Last week the House of Representatives narrowly passed a piece of legislation called the American Clean Energy and Security Act (ACESA). This complex bill of over 1200 pages is the result of wheeling and dealing in the House, with key provisions being weakened as it made its way to the floor. Although the bill has many positive features, at its heart is a flawed cap and trade scheme.
Cap and trade creates a cap on the maximum amount of greenhouse gas that may be emitted in the atmosphere. The cap slowly lowers over time. Permits to pollute up to the limit of the cap are either sold or distributed to companies that bring fossil fuels into the economy. Companies that do not need to use all their permits can sell them on the market to less efficient companies.
For this mechanism to be effective, 100 percent of these emission allowances must be auctioned to polluters. Unfortunately, ACESA would give away 85 percent of the permits, with 22 percent going to coal, oil and energy-intensive industries like cement and aluminum. Six-hundred economists signed a letter warning that giving free permits will create windfall profits for companies. A recent EPA analysis concludes that free permits raise the cost of implementing a carbon cap significantly and disportionately impact middle and low income people. Obama’s Budget Director Peter Orzag has called free emission rights “corporate welfare.”
Selling emission permits will generate hundreds of billions of dollars. What is the best use of this revenue? We believe that the answer is plain. Because the sky belongs to all of us, these funds should be directly transferred to the American people.
The public is going to need the money to contend with higher energy prices. A study done by the Congressional Budget Office showed that a 15 percent reduction in carbon emissions will cost the average family $1161 a year in increased energy costs.

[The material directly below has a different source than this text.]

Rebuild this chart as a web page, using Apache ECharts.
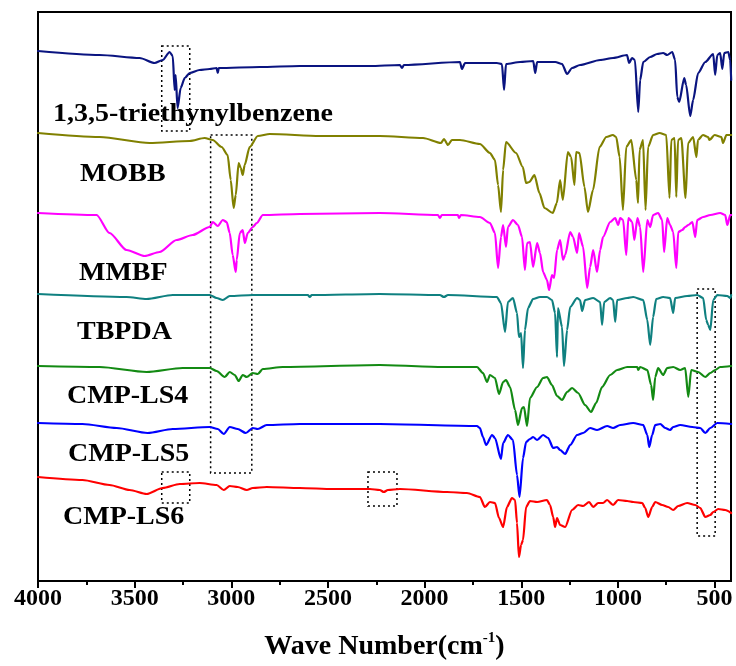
<!DOCTYPE html>
<html>
<head>
<meta charset="utf-8">
<script src="https://cdn.jsdelivr.net/npm/echarts@6/dist/echarts.min.js"></script>
<style>html,body{margin:0;padding:0;background:#fff}#c{width:736px;height:666px}</style>
</head>
<body>
<div id="c"></div>
<script>
// FTIR spectra: [wavenumber (cm-1), transmittance (a.u., stacked with offset)]
const seriesNames = ['1,3,5-triethynylbenzene','MOBB','MMBF','TBPDA','CMP-LS4','CMP-LS5','CMP-LS6'];
const seriesColors = ['#0a1480','#808000','#ff00ff','#0f8080','#138a13','#0000ff','#ff0000'];
const majorTicks = [4000,3500,3000,2500,2000,1500,1000,500];
const minorTicks = [3750,3250,2750,2250,1750,1250,750];

const teb = [[4000,530],[3681,526],[3474,523],[3397,518],[3355,521],[3319,529],[3303,525],[3293,491],[3288,506],[3278,473],[3262,493],[3241,503],[3215,508],[3164,511],[3112,512],[3076,513],[3070,508],[3065,513],[2853,514],[2646,515],[2283,515],[2128,516],[2117,513],[2107,516],[1817,519],[1807,512],[1791,518],[1626,518],[1600,517],[1589,491],[1579,517],[1506,519],[1438,520],[1428,508],[1418,519],[1324,519],[1289,517],[1263,507],[1237,513],[1196,516],[1092,521],[1025,523],[953,526],[942,518],[927,523],[912,521],[895,469],[885,501],[869,519],[833,524],[797,527],[766,528],[745,526],[719,529],[704,521],[693,484],[683,479],[657,503],[647,496],[626,465],[611,481],[585,508],[548,519],[507,527],[497,506],[486,526],[471,528],[460,512],[450,528],[429,529],[419,521],[414,501]];
const mobb = [[4000,448],[3681,444],[3423,438],[3215,440],[3138,443],[3096,441],[3050,434],[3019,426],[3003,401],[2988,373],[2977,386],[2962,418],[2951,413],[2941,406],[2931,416],[2905,434],[2863,445],[2801,447],[2542,445],[2232,445],[2008,443],[1915,438],[1900,442],[1879,436],[1859,441],[1817,441],[1714,437],[1662,428],[1636,421],[1620,396],[1605,369],[1594,411],[1579,439],[1527,428],[1492,414],[1475,398],[1458,399],[1432,406],[1406,388],[1380,373],[1337,368],[1316,378],[1299,401],[1285,381],[1259,429],[1242,424],[1225,396],[1216,429],[1199,428],[1173,394],[1155,369],[1129,391],[1095,434],[1060,444],[1026,446],[1009,444],[991,424],[974,371],[957,434],[931,441],[905,401],[896,378],[888,431],[870,441],[857,371],[844,434],[818,446],[784,448],[750,446],[733,383],[724,441],[707,443],[698,384],[689,441],[672,443],[650,383],[637,438],[611,444],[594,424],[586,441],[560,446],[534,444],[526,441],[500,446],[465,444],[456,438],[439,446],[414,446]];
const mmbf = [[4000,368],[3697,366],[3630,348],[3542,331],[3448,325],[3371,329],[3283,341],[3200,346],[3112,354],[3096,359],[3070,355],[3044,361],[3024,359],[3008,348],[2993,326],[2977,309],[2972,321],[2956,348],[2941,351],[2930,338],[2915,348],[2889,354],[2868,358],[2837,366],[2646,367],[2232,368],[1931,366],[1921,363],[1911,366],[1828,366],[1822,363],[1812,366],[1714,364],[1662,358],[1636,348],[1620,313],[1605,344],[1594,356],[1579,334],[1569,354],[1543,361],[1517,356],[1496,344],[1481,311],[1470,338],[1455,339],[1439,314],[1418,338],[1403,328],[1387,309],[1367,301],[1356,291],[1341,306],[1330,303],[1315,331],[1299,341],[1284,321],[1273,326],[1247,349],[1232,344],[1211,328],[1201,348],[1180,334],[1159,293],[1144,314],[1128,331],[1108,309],[1092,331],[1077,344],[1040,359],[1014,363],[999,356],[988,363],[973,361],[957,326],[946,363],[926,359],[915,341],[899,363],[885,354],[869,309],[848,361],[833,354],[818,366],[792,368],[771,361],[761,329],[745,363],[730,356],[714,349],[698,313],[688,349],[667,351],[652,354],[636,356],[615,359],[600,344],[590,361],[559,364],[522,366],[471,368],[445,366],[434,356],[419,366],[414,366]];
const tbpda = [[4000,287],[3542,284],[3438,282],[3303,286],[3112,286],[3076,283],[3044,281],[3008,285],[2889,286],[2604,286],[2594,284],[2584,286],[2232,287],[1921,286],[1900,284],[1879,286],[1626,284],[1605,278],[1584,249],[1569,279],[1543,283],[1522,268],[1512,244],[1501,248],[1491,213],[1481,251],[1465,273],[1439,282],[1403,284],[1367,284],[1341,281],[1325,268],[1315,224],[1310,273],[1289,254],[1279,215],[1263,251],[1247,274],[1211,283],[1196,281],[1185,270],[1170,281],[1128,283],[1092,279],[1082,256],[1071,279],[1040,283],[1025,281],[1014,259],[1004,281],[952,283],[921,284],[869,281],[848,261],[833,236],[818,264],[802,282],[766,284],[730,283],[714,268],[704,283],[642,285],[590,286],[559,283],[543,261],[533,256],[522,251],[507,281],[486,286],[434,285],[419,283],[414,286]];
const ls4 = [[4000,215],[3681,214],[3438,209],[3252,213],[3112,213],[3076,210],[3034,204],[3008,209],[2982,206],[2962,200],[2941,206],[2920,204],[2889,208],[2863,207],[2837,212],[2734,214],[2232,216],[1905,214],[1729,214],[1698,208],[1677,199],[1662,206],[1636,203],[1615,187],[1594,199],[1579,201],[1558,194],[1532,171],[1517,156],[1496,173],[1486,174],[1470,155],[1455,183],[1418,194],[1387,203],[1367,204],[1341,196],[1315,185],[1289,181],[1263,189],[1237,193],[1206,188],[1170,176],[1139,169],[1113,178],[1082,194],[1040,206],[1004,211],[952,214],[900,214],[895,211],[885,214],[848,211],[828,196],[818,181],[807,204],[792,213],[766,206],[745,213],[714,214],[678,211],[652,213],[636,184],[621,211],[585,209],[548,204],[522,208],[497,211],[471,214],[414,215]];
const ls5 = [[4000,158],[3770,157],[3593,153],[3433,148],[3303,152],[3112,154],[3070,152],[3039,147],[3008,154],[2967,152],[2925,148],[2889,153],[2863,152],[2817,156],[2646,157],[2232,157],[1729,155],[1714,153],[1698,144],[1682,136],[1651,146],[1636,143],[1605,122],[1594,138],[1569,146],[1543,141],[1522,106],[1509,84],[1491,123],[1475,139],[1455,142],[1439,144],[1418,141],[1387,146],[1361,143],[1335,133],[1315,134],[1299,131],[1273,127],[1247,136],[1211,146],[1180,148],[1144,153],[1108,151],[1056,155],[1025,153],[988,156],[921,158],[869,156],[848,146],[838,134],[823,146],[807,156],[781,157],[755,153],[730,151],[714,154],[678,156],[615,154],[574,153],[548,148],[522,153],[486,158],[414,157]];
const ls6 = [[4000,104],[3770,101],[3630,96],[3526,91],[3438,87],[3355,93],[3267,97],[3164,98],[3076,96],[3039,91],[3008,95],[2967,94],[2920,91],[2889,93],[2817,94],[2646,93],[2475,92],[2283,92],[2232,91],[2211,89],[2190,91],[2128,92],[1884,89],[1781,88],[1714,84],[1688,74],[1662,79],[1636,78],[1615,63],[1594,54],[1574,74],[1548,83],[1532,81],[1522,58],[1512,24],[1501,36],[1491,41],[1475,74],[1455,80],[1418,79],[1367,81],[1351,76],[1335,64],[1325,54],[1315,63],[1299,56],[1273,54],[1237,71],[1206,76],[1180,75],[1149,79],[1128,74],[1102,78],[1077,78],[1056,81],[1025,76],[999,81],[952,80],[921,79],[874,78],[859,73],[843,64],[823,74],[807,79],[771,76],[740,74],[714,71],[688,75],[642,78],[600,76],[574,73],[548,64],[522,66],[507,69],[481,72],[445,71],[414,68]];

// dotted highlight boxes: [wavenumber from, intensity top, wavenumber to, intensity bottom]
const boxes = [[3360,535,3215,450],[3107,446,2894,108],[3360,109,3215,78],[2293,109,2143,75],[590,292,497,45]];

const spectra = [teb, mobb, mmbf, tbpda, ls4, ls5, ls6];

const chart = echarts.init(document.getElementById('c'), null, {renderer:'canvas'});
const serif = 'Liberation Serif, Times New Roman, serif';

const series = spectra.map((d, i) => ({
  name: seriesNames[i],
  type: 'line',
  data: d,
  showSymbol: false,
  symbol: 'none',
  smooth: 0.25,
  smoothMonotone: 'x',
  lineStyle: {color: seriesColors[i], width: 2.2, join: 'round', cap: 'round'},
  silent: true,
  z: 3
}));
series[0].markArea = {
  silent: true,
  itemStyle: {color: 'rgba(0,0,0,0)', borderColor: '#000', borderWidth: 1.5, borderType: [2, 3]},
  data: boxes.map(b => [{xAxis: b[0], yAxis: b[1]}, {xAxis: b[2], yAxis: b[3]}])
};

const labelPos = [[53,115],[80,175],[79,274],[77,333],[67,397],[68,455],[63,518]];

chart.setOption({
  animation: false,
  grid: {left: 38, right: 5, top: 12, bottom: 85, show: true, borderColor: '#000', borderWidth: 2, containLabel: false, outerBoundsMode: 'none'},
  xAxis: [{
    type: 'value', min: 415, max: 4000, inverse: true, position: 'bottom',
    axisLine: {show: true, onZero: false, lineStyle: {color: '#000', width: 2}},
    axisTick: {show: true, inside: false, length: 7, lineStyle: {color: '#000', width: 2}, customValues: majorTicks},
    axisLabel: {customValues: majorTicks, formatter: v => String(v), fontSize: 24, fontWeight: 'bold', fontFamily: serif, color: '#000', margin: 6},
    splitLine: {show: false},
    name: '{n|Wave Number(cm}{s|-1}{n|)}',
    nameLocation: 'middle', nameGap: 50,
    nameTextStyle: {
      rich: {
        n: {fontSize: 28, fontWeight: 'bold', fontFamily: serif, color: '#000', lineHeight: 32},
        s: {fontSize: 15, fontWeight: 'bold', fontFamily: serif, color: '#000', verticalAlign: 'top', lineHeight: 16}
      }
    }
  }, {
    type: 'value', min: 415, max: 4000, inverse: true, position: 'bottom',
    axisLine: {show: false},
    axisTick: {show: true, inside: false, length: 4, lineStyle: {color: '#000', width: 2}, customValues: minorTicks},
    axisLabel: {show: false},
    splitLine: {show: false}
  }],
  yAxis: {type: 'value', min: 0, max: 569, show: false},
  graphic: seriesNames.map((t, i) => ({
    type: 'text', x: labelPos[i][0], y: labelPos[i][1], scaleX: 1.12, z: 10,
    style: {text: t, fontSize: 25, fontWeight: 'bold', fontFamily: serif, fill: '#000', verticalAlign: 'middle', align: 'left'}
  })),
  series: series
});
</script>
</body>
</html>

ACESA resolves this problem by allocating 30 percent of the revenue to local utility companies and requiring them to keep energy prices low to help consumers. This is an unnecessarily complicated approach of dubious efficacy. It will keep the cost of dirty energy like coal low. The opposite should happen: Fossil fuel prices need to rise to reflect their true cost. Moreover this will accelerate the development of renewable energy like solar and wind at the speed and scale needed.
If ACESA becomes law, the fossil fuel industry wins and people and the planet lose. Fortunately there is an alternative. Congressman Chris Van Hollen introduced a Cap and Dividend bill that will cap carbon emissions, auction 100% of the permits and rebate all the money as dividends to the American people. Both Reps. Mike Thompson and Lynn Woolsey are co-sponsors of Van Hollen’s bill. This bill would shift private investment into renewable energy, protect consumers and create millions of new green jobs without additional government spending.
Optimally the cap and trade provisions in ACESA will be replaced by Cap and Dividend, an approach recently endorsed by the editors of Scientific American magazine. We suggest urging Senators to adopt Cap and Dividend. Otherwise hold on to your wallet and prepare for a massive transfer of wealth from taxpayers to large corporations.